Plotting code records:
# # # # #

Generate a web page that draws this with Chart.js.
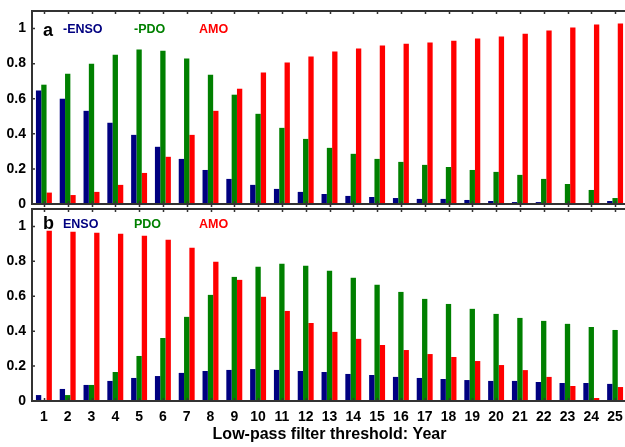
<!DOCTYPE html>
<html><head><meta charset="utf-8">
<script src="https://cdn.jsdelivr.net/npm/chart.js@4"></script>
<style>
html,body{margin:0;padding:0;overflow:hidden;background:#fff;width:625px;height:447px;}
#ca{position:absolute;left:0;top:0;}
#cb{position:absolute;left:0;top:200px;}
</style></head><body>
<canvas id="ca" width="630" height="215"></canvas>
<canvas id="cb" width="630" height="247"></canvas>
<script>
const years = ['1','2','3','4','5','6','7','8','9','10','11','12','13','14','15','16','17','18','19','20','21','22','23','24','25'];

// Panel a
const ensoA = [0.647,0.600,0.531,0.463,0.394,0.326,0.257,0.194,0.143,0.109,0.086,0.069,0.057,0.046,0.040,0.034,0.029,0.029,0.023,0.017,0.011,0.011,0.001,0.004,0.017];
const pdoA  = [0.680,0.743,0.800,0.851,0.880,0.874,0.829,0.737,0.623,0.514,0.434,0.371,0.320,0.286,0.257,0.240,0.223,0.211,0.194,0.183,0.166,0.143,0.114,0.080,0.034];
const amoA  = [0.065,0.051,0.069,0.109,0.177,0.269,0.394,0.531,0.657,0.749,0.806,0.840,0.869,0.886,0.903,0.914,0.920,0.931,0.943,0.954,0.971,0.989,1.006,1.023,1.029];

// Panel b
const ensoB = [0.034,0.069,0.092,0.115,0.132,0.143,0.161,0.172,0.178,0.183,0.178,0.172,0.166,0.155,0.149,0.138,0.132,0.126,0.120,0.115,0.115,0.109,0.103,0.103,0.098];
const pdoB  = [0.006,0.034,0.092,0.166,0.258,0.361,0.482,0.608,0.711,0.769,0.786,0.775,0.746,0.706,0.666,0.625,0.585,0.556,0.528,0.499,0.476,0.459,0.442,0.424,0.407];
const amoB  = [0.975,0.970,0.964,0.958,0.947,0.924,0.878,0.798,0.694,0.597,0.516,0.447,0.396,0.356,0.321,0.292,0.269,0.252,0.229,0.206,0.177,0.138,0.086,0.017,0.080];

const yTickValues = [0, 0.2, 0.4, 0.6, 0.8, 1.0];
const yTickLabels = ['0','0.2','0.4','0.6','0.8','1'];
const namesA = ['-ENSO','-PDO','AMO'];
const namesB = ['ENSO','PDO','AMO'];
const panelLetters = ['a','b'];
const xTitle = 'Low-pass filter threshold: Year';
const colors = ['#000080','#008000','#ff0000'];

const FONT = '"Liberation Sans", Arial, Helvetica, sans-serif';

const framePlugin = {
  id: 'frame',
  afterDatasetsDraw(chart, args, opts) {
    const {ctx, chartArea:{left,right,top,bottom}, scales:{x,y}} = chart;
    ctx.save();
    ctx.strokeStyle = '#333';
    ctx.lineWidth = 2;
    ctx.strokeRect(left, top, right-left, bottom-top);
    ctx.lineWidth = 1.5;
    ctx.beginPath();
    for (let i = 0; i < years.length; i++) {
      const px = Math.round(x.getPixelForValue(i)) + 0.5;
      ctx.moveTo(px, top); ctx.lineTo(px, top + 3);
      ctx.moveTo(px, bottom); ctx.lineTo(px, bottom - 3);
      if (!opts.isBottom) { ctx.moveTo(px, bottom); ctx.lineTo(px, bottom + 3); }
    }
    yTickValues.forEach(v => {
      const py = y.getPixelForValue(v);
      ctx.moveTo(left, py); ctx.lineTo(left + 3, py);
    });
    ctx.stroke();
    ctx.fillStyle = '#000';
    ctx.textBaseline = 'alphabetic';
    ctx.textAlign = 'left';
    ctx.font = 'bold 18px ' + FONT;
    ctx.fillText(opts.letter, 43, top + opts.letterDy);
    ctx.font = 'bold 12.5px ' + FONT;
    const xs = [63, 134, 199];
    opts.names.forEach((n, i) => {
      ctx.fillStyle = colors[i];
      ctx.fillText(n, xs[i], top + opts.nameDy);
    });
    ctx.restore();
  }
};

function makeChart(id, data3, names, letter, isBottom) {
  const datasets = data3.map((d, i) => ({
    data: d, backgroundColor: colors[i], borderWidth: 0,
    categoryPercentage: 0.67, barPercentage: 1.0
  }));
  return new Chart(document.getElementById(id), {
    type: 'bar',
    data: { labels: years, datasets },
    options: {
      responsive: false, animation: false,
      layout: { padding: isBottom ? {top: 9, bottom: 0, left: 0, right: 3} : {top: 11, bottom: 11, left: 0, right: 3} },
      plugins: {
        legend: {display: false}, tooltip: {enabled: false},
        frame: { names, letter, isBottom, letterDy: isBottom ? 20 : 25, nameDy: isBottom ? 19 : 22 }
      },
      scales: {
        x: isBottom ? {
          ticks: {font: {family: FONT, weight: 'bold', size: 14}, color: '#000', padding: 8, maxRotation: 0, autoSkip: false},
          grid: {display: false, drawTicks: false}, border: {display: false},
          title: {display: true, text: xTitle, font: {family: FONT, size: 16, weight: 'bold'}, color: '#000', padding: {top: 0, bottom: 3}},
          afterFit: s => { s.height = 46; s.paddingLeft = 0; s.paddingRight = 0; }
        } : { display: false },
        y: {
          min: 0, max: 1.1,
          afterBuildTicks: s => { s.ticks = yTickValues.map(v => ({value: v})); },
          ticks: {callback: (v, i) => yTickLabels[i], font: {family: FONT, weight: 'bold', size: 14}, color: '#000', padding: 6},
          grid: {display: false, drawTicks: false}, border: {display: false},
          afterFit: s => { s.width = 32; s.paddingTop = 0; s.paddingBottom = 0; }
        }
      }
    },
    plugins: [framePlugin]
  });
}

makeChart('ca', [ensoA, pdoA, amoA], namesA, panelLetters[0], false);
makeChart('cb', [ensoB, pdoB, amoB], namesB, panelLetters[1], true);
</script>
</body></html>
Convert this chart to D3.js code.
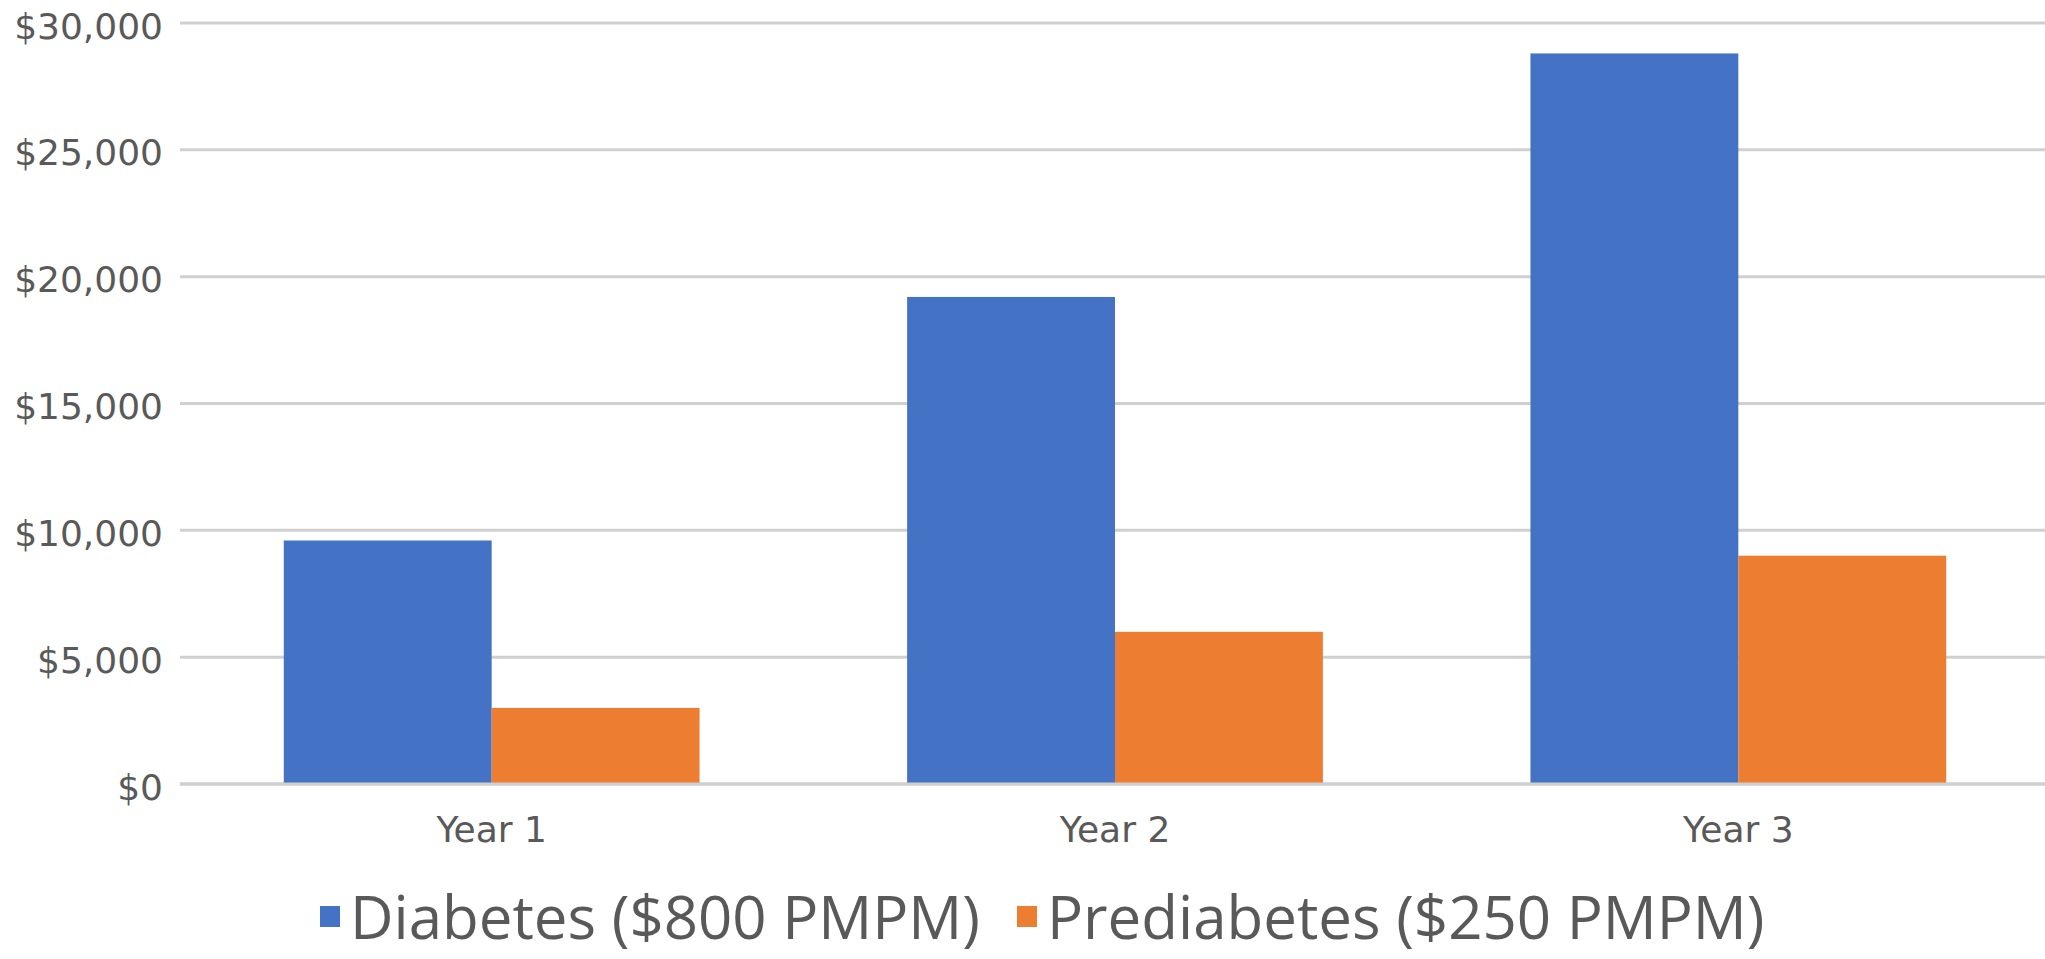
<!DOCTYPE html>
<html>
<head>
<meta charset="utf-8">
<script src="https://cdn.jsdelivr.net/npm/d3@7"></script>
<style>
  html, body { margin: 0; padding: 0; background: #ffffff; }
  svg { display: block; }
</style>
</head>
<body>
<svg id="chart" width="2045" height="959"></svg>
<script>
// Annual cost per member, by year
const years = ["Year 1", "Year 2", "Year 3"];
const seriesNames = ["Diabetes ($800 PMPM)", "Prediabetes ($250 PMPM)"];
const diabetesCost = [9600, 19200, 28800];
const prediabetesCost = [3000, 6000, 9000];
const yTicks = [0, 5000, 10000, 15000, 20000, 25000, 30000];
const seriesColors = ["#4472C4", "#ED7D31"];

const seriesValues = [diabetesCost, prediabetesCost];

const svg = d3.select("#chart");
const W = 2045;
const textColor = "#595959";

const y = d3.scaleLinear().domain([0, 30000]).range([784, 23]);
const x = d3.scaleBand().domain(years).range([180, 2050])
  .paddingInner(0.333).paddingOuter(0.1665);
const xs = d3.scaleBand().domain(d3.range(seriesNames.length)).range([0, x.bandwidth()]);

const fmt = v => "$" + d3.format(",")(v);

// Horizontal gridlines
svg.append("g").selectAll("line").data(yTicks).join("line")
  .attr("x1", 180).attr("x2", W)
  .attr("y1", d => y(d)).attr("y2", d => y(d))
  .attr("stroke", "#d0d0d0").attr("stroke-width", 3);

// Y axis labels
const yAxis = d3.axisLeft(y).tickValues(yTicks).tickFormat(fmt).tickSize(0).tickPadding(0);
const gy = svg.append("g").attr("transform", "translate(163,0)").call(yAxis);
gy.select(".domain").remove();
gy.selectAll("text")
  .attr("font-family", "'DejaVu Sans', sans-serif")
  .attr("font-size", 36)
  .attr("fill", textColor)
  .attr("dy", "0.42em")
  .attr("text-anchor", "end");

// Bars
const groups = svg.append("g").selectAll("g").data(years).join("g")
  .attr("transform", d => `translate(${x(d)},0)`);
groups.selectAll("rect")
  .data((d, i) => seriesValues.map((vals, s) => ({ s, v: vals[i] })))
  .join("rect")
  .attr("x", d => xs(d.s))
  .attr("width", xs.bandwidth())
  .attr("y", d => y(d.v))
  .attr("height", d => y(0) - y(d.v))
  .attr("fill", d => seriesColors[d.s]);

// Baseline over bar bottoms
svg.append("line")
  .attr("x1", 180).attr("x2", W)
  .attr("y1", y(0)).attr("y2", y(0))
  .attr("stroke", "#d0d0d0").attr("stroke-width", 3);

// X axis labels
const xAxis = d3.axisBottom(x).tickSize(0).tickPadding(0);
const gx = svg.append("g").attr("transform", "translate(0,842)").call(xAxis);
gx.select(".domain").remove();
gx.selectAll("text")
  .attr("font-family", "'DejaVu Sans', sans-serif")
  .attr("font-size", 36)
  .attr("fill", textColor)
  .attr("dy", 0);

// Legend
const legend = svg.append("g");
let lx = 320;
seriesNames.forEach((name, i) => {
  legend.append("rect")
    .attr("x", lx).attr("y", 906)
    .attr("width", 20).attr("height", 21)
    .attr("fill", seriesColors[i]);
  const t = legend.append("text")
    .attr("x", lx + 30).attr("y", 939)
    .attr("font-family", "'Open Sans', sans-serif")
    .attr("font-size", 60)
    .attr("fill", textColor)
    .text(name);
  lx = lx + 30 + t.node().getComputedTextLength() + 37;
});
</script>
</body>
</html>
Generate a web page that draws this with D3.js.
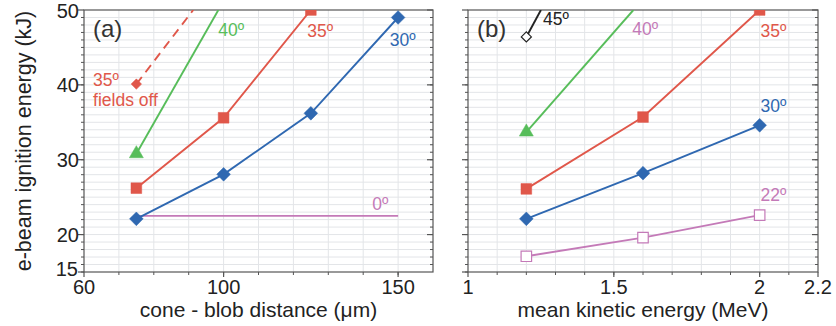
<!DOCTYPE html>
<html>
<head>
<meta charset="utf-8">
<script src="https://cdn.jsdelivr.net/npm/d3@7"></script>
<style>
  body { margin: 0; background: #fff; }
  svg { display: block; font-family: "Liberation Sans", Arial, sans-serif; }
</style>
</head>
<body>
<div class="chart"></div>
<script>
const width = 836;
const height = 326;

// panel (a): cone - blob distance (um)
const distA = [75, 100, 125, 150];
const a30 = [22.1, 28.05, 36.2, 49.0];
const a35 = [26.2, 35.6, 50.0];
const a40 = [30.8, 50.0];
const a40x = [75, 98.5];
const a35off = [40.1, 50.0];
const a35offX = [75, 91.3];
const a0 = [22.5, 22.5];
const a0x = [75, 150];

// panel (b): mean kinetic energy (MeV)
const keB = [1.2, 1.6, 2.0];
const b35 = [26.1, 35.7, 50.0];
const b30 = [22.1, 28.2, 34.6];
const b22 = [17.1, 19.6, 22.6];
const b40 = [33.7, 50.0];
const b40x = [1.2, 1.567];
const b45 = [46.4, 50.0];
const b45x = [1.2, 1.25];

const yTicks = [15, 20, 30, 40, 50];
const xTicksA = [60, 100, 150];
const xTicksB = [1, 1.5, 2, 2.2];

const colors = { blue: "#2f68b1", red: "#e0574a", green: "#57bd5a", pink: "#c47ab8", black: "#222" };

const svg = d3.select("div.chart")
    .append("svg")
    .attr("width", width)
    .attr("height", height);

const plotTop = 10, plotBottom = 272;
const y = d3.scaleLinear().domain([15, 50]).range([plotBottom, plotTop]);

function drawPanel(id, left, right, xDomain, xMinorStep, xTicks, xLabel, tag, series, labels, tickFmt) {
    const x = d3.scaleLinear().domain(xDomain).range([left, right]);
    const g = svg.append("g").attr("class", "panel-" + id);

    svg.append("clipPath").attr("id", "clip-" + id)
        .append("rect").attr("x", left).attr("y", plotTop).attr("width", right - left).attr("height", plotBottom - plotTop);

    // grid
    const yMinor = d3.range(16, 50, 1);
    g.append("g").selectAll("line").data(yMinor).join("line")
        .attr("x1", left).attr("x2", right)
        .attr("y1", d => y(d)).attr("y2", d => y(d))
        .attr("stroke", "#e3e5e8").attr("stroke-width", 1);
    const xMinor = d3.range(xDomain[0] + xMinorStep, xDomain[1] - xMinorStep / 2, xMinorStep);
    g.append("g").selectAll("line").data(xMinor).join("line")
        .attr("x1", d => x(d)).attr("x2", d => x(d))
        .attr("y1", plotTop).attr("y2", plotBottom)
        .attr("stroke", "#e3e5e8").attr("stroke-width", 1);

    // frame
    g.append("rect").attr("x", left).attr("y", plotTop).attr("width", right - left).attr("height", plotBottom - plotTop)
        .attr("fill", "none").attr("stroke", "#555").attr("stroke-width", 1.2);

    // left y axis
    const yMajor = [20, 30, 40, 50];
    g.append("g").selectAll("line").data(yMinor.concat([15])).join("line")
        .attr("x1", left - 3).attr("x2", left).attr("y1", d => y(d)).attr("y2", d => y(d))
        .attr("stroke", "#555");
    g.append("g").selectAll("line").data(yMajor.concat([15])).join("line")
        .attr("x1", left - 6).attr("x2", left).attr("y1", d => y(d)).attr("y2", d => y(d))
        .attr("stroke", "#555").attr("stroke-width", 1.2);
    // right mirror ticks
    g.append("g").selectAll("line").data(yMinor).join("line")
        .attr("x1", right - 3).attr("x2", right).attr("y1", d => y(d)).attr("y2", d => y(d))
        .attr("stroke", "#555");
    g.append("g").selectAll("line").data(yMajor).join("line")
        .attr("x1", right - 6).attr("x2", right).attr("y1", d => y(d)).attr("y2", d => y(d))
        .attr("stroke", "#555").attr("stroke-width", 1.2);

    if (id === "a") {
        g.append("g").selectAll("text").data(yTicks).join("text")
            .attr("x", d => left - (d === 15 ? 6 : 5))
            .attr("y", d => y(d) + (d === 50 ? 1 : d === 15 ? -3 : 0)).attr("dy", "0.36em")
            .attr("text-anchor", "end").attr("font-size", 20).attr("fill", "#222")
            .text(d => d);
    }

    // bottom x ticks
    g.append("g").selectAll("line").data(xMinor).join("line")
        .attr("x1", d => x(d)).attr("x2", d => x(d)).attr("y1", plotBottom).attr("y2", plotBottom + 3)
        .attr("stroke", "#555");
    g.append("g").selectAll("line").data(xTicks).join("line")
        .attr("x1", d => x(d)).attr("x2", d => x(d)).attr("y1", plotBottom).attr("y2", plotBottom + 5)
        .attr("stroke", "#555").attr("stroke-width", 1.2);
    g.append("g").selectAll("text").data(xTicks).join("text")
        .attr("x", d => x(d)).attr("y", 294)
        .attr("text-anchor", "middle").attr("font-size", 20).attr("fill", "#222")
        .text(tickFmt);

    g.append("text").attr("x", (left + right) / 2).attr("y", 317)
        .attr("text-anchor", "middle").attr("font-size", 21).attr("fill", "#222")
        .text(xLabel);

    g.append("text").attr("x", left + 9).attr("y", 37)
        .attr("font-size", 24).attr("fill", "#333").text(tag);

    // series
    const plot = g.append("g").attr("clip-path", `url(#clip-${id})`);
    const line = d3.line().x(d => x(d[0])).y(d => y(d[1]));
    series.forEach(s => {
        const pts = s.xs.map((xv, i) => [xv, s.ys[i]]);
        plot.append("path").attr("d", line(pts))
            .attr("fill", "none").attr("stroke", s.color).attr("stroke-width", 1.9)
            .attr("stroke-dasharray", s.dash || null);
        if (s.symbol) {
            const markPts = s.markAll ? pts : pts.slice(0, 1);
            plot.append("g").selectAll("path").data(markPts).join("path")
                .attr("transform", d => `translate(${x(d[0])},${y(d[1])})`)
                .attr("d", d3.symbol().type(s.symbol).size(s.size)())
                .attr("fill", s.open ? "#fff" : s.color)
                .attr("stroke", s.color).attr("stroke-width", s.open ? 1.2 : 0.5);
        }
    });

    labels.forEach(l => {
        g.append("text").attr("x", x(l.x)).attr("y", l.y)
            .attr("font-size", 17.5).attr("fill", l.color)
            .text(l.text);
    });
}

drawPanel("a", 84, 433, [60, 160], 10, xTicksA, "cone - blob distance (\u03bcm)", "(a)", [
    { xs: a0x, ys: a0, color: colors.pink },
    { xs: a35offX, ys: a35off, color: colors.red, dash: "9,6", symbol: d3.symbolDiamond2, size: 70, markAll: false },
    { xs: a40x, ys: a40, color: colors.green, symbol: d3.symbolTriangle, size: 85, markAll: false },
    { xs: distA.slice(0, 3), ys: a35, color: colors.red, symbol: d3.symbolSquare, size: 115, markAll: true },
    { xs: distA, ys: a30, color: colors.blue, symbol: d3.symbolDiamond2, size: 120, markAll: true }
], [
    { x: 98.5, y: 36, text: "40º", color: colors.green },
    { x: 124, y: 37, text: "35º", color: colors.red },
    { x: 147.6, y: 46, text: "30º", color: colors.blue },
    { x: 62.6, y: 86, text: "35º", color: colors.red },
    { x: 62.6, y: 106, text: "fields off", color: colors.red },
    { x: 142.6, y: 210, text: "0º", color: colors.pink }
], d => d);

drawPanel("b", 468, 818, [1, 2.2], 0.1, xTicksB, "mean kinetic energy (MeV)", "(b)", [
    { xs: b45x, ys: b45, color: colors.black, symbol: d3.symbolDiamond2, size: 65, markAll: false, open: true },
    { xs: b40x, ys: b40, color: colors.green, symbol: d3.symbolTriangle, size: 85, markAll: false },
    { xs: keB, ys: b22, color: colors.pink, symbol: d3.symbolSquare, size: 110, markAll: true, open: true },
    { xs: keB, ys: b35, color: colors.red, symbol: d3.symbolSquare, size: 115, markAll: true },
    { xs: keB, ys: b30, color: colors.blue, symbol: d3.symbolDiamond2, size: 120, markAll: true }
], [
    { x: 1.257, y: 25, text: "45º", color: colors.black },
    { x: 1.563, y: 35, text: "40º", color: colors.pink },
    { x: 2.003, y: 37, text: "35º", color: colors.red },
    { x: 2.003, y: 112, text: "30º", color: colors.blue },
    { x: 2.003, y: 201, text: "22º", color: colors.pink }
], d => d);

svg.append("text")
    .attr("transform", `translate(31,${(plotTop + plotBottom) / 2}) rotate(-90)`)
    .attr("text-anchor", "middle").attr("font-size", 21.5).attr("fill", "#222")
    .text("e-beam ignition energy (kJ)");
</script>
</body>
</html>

# # # # #

Copy out every line where the word "that" occurs.

Generate a web page that draws this with Chart.js.
Generate a web page that draws this with D3.js.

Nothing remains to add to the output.